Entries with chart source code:
──────────
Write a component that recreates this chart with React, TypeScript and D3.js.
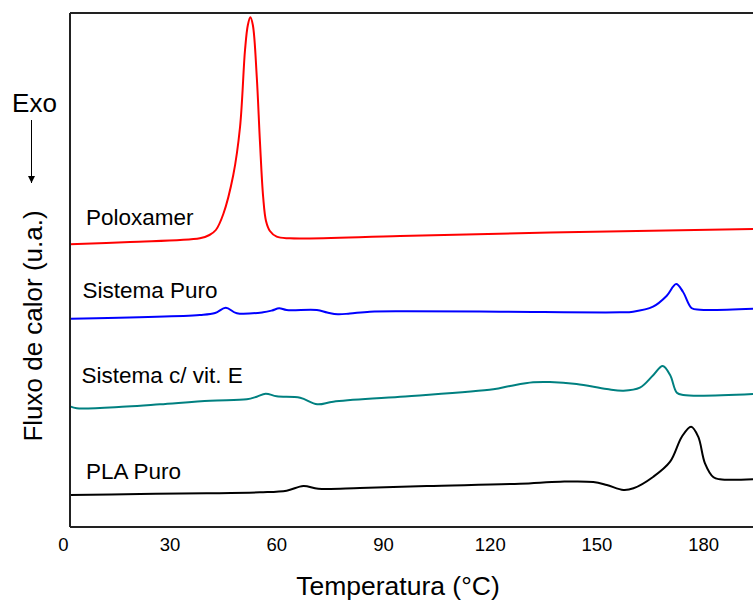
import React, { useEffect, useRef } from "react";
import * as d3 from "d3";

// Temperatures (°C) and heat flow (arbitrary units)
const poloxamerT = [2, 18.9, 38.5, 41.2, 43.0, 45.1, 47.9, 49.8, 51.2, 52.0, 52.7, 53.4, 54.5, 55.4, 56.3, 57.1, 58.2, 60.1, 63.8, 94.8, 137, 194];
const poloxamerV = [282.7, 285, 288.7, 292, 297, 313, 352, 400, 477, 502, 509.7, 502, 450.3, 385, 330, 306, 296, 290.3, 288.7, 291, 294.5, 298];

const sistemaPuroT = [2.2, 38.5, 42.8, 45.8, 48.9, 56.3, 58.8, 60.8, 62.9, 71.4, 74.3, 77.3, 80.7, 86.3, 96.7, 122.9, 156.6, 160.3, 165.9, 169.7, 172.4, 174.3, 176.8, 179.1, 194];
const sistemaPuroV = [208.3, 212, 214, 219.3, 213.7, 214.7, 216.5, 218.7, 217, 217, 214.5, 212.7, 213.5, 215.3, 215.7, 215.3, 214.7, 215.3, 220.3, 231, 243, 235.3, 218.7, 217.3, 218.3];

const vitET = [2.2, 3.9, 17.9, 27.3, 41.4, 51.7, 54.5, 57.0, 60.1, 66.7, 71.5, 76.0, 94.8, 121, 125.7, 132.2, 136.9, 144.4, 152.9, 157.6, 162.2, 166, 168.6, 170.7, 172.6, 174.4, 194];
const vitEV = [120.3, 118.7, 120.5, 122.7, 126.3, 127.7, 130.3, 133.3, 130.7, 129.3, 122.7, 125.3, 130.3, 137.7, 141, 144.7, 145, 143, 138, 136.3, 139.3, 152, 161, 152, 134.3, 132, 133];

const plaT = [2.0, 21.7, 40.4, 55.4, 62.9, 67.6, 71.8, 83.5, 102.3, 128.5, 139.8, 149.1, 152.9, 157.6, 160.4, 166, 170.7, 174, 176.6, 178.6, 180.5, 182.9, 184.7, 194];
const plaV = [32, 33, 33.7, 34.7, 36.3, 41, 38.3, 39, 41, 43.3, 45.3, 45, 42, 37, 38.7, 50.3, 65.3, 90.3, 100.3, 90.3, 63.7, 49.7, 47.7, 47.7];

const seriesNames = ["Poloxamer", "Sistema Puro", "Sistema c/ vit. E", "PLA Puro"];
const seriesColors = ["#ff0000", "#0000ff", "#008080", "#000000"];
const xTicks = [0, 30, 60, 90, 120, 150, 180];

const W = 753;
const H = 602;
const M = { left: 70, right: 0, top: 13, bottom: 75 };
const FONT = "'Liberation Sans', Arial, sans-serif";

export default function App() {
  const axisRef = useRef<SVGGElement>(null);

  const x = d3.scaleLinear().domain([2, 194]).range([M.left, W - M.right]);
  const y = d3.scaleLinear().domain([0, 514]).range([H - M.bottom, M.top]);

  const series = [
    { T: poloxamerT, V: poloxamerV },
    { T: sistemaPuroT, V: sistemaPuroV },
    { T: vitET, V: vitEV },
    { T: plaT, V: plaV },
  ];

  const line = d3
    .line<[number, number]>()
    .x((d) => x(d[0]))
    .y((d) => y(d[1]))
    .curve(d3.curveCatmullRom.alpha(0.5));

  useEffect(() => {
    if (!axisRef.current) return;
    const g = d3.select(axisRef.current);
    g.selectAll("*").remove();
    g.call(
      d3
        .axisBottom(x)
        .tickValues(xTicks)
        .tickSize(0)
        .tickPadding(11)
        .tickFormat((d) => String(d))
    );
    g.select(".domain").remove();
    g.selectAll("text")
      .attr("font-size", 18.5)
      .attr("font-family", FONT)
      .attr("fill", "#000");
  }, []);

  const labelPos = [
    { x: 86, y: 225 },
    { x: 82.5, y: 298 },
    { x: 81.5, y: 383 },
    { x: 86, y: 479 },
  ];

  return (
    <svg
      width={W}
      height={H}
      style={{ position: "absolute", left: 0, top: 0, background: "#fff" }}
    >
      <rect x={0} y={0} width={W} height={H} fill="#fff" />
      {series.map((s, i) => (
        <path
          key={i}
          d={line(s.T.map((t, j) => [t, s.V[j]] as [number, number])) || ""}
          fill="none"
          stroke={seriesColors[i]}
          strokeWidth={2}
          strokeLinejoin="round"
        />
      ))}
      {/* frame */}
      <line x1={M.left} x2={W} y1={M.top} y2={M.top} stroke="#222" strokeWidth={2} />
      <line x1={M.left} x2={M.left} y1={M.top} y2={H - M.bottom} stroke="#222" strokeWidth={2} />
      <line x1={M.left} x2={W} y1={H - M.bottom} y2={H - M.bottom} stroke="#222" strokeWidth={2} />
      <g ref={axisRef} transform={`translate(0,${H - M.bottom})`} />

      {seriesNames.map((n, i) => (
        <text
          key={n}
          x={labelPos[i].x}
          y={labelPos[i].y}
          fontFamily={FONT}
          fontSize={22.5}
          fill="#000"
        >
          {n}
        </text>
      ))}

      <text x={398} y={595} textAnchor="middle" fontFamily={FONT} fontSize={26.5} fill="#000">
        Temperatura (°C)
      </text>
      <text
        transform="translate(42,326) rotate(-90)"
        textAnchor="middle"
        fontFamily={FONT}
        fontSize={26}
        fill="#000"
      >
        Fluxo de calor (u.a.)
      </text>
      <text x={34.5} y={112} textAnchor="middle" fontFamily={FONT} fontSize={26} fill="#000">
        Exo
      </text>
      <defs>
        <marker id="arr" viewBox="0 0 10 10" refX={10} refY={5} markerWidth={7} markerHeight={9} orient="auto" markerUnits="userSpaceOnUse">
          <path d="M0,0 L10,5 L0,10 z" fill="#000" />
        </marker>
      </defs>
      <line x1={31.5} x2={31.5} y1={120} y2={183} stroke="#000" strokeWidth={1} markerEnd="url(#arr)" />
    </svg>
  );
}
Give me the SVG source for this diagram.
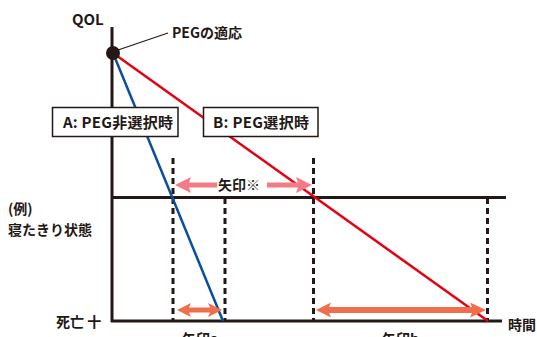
──────────
Please repeat exactly the data above from its first line to the line that contains "import * as", inclusive, and leave every picture out.

Write a component that recreates this chart with React, TypeScript and D3.js.
import React, { useEffect, useRef } from "react";
import * as d3 from "d3";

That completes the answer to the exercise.